After a misunderstanding with the circus strongman (it involves the strongman’s beautiful assistant), Oz is forced to flee for his life via hot air balloon, just as a tornado is bearing down. As anyone who’s seen the original classic knows, that’s the surest route to the land of Oz. Soon the screen has widened, the colors have burst and we’re in modern CGI hell, one of those places where computer pixels stretch as far as the eye can see and flowers bloom under the demanding rays of 3-D.
What’s the difference between this Oz and the one of 1939? Did audiences of that time find the colors – which were a largely new experience – to be off-putting and garish? Were the elaborate sets too much, too over-the-top? Perhaps for some, but most audiences were enthralled, and the movie has continued to cast a spell across generations (something this Oz, no matter its many good qualities, is unlikely to do).
In one picture we have everything that’s right and wrong about the contemporary blockbuster experience.

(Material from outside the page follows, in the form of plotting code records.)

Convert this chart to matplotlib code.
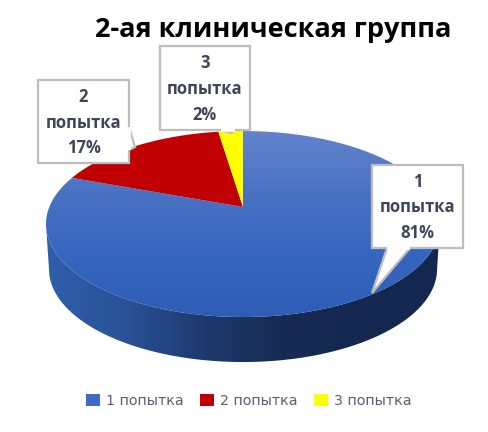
import numpy as np
import matplotlib
matplotlib.use("Agg")
import matplotlib.pyplot as plt
from matplotlib.patches import Polygon, PathPatch, Patch
from matplotlib.path import Path
from matplotlib.colors import LinearSegmentedColormap

title = "2-ая клиническая группа"
categories = ["1 попытка", "2 попытка", "3 попытка"]
shares = [80.6, 17.0, 2.4]
slice_colors = ["#3F6BC4", "#C00000", "#FFFF00"]
label_boxes = [(372, 165, 91, 83), (38, 80, 91, 83), (160, 46, 90, 84)]
label_tails = [[(387, 248), (372, 293), (410, 248)],
               [(129, 127), (135, 147), (129, 150)],
               [(221, 130), (231, 133), (235, 130)]]

CX, CY = 243, 207
RX, K, A = 193.7, 0.183, 89.9
DEPTH = 45
TEXT = "#3F4658"

fig = plt.figure(figsize=(4.89, 4.32), dpi=100)
ax = fig.add_axes([0, 0, 1, 1])
ax.set_xlim(0, 489)
ax.set_ylim(432, 0)
ax.axis("off")


def project(theta, dy=0, sx=1.0):
    X, Y = np.sin(theta), np.cos(theta)
    d = 1 + K * Y
    return np.column_stack([CX + sx * RX * X / d, CY - A * Y / d + dy])


def gradient(path, colors, horizontal, extent, z):
    cmap = LinearSegmentedColormap.from_list("g", colors)
    g = np.linspace(0, 1, 256)
    g = g[None, :] if horizontal else g[:, None]
    im = ax.imshow(g, cmap=cmap, extent=extent, aspect="auto", zorder=z)
    im.set_clip_path(PathPatch(path, transform=ax.transData))


# side wall
full = np.linspace(0, 2 * np.pi, 720)
rim = project(full)
i_l, i_r = rim[:, 0].argmin(), rim[:, 0].argmax()
arc_t = full[i_r:i_l + 1]
wall = np.vstack([project(arc_t), project(arc_t, DEPTH, 0.985)[::-1]])
gradient(Path(wall), ["#2F5EAB", "#2A5296", "#1E3A6E", "#172B52", "#14284F", "#14284F"], True,
         (46, 440, 362, 140), 1)

# top face, clockwise from 12 o'clock
edges = np.cumsum([0] + shares) / sum(shares) * 2 * np.pi
for i, color in enumerate(slice_colors):
    arc = project(np.linspace(edges[i], edges[i + 1], 300))
    pts = np.vstack([[CX, CY], arc])
    if i == 0:
        gradient(Path(pts), ["#6283CC", "#4A72C4", "#3766BE", "#2F5DB5"], False,
                 (40, 445, 317, 131), 2)
    else:
        ax.add_patch(Polygon(pts, closed=True, fc=color, ec="none", zorder=2))

# callouts
for (x, y, w, h), tail, cat, share in zip(label_boxes, label_tails, categories, shares):
    ax.add_patch(Polygon(tail, closed=True, fc="white", ec="#BDBDBD", lw=1.6, zorder=3))
    ax.add_patch(plt.Rectangle((x, y), w, h, fc="white", ec="#BDBDBD", lw=1.6, zorder=3))
    ax.add_patch(Polygon([tail[0], tail[-1]], closed=False, ec="white", lw=2.6, zorder=3.5))
    num, word = cat.split()
    ax.text(x + w / 2, y + h / 2 + 1, f"{num}\n{word}\n{share:.0f}%", ha="center", va="center",
            fontsize=12, fontweight="bold", family="Open Sans", color=TEXT,
            linespacing=1.55, zorder=4)

ax.text(273.5, 30, title, ha="center", va="center", fontsize=19.5, fontweight="bold",
        family="Open Sans", color="black", zorder=5)

handles = [Patch(fc=c, ec="none") for c in slice_colors]
ax.legend(handles, categories, loc="center", bbox_to_anchor=(249, 401),
          bbox_transform=ax.transData, ncol=3, frameon=False,
          prop={"family": "DejaVu Sans", "size": 10.3}, labelcolor="#595F6E",
          handlelength=0.95, handleheight=0.95, handletextpad=0.45, columnspacing=1.15)

fig.savefig("out.png", dpi=100, facecolor="white")
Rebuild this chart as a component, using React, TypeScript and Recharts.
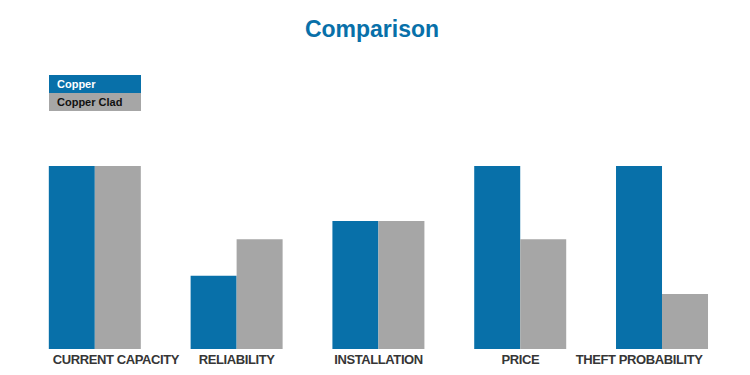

The difference, I think, is that we can sense the work that went into the onscreen magic of 1939. We can feel the texture of Scarecrow’s straw; we can smell the paint on the plastic flowers. We’re not just watching Oz; we can imagine ourselves being in it (maybe even creating it). The reason these older, less technically proficient movies nevertheless last is because realism is not the goal of special effects when it comes to fantasy. Enchantment is.
Everything that works in Oz the Great and Powerful – and more works than does not – has both a human touch and a sense of enchantment. Foremost among these is China Girl, a living, porcelain doll whose legs have been broken during an attack on her village (China Town). Using “magic in a bottle” (glue), Oz repairs her legs, and the moment is absolutely bewitching. However China Girl has been conjured by the filmmakers – puppetry, stop motion, CGI or some combination – she has a presence beyond her pixels. She takes up real space. The light in the room reflects off of her; when she wraps her tiny fingers around Oz’s hand, you can feel her touch. She’s a slightly creepy creation, and as such captures the surreal spirit of the original better than anything else.
Similarly transfixing is a contraption Oz designs for the climactic showdown with the evil witches. Using smoke and a camera trick, he’s able to project a giant version of his face onto the square of Emerald City (it’s the same trick we see in The Wizard of Oz). While the witches are throwing balls of flame and green lightning – the sort of CGI stuff we’ve seen a thousand times before – Oz uses things we could actually touch: gears, switches, light. There’s a nice moment when Oz’s equipment falters and an assistant yells, “We’ve got a loose wire!” Oz’s equipment is wonky – not seamless – but it works.
What else works in the movie? While I’m not entirely sold on Franco – director Sam Raimi, who worked with him on his Spider-Man films, probably could have found someone else to really make the part sing – he certainly has the right Cheshire cat grin to make Oz a suitable scoundrel, someone who has no problem letting the people of Oz think he’s a great wizard. I also enjoyed the many nods to the 1939 film, from the way some people from Kansas have doppelgangers in Oz to what I think is a glimpse of the Cowardly Lion. (Alas, I didn’t catch a reference to ruby slippers.)
I would also have liked to have seen a Wicked Witch of the West that was worthy of Margaret Hamilton, but that brings us back to the special effects. I won’t reveal the identity of the witch – she’s either played by Rachel Weisz, Mila Kunis or Michelle Williams – but when she’s finally unveiled in all her green glory, it’s another case of alienating effects work. Whereas Hamilton had little more than green makeup, which we could feel as powder on our own skin, this Wicked Witch has an oddly smooth face, one that mimics the look of CGI even if it is the work of makeup and prosthetics. Whatever the technique, she’s not quite there on the screen the way Hamilton was.
With effects work like this, there’s no entry point – no understanding of the mechanics, no connection with the tools, no glimpse of how things work. It’s just – poof! – there, shiny and bright and all too often completely uninvolving. In the opening section of Oz the Great and Powerful, when Oz is levitating his assistant before a crowd of country bumpkins, a member of the audience shouts, “I see a wire!” The seamlessness of CGI is a feat of technology more often than it is an act of artistry, and we in the audience can feel the difference. Sometimes, we want to see the wires.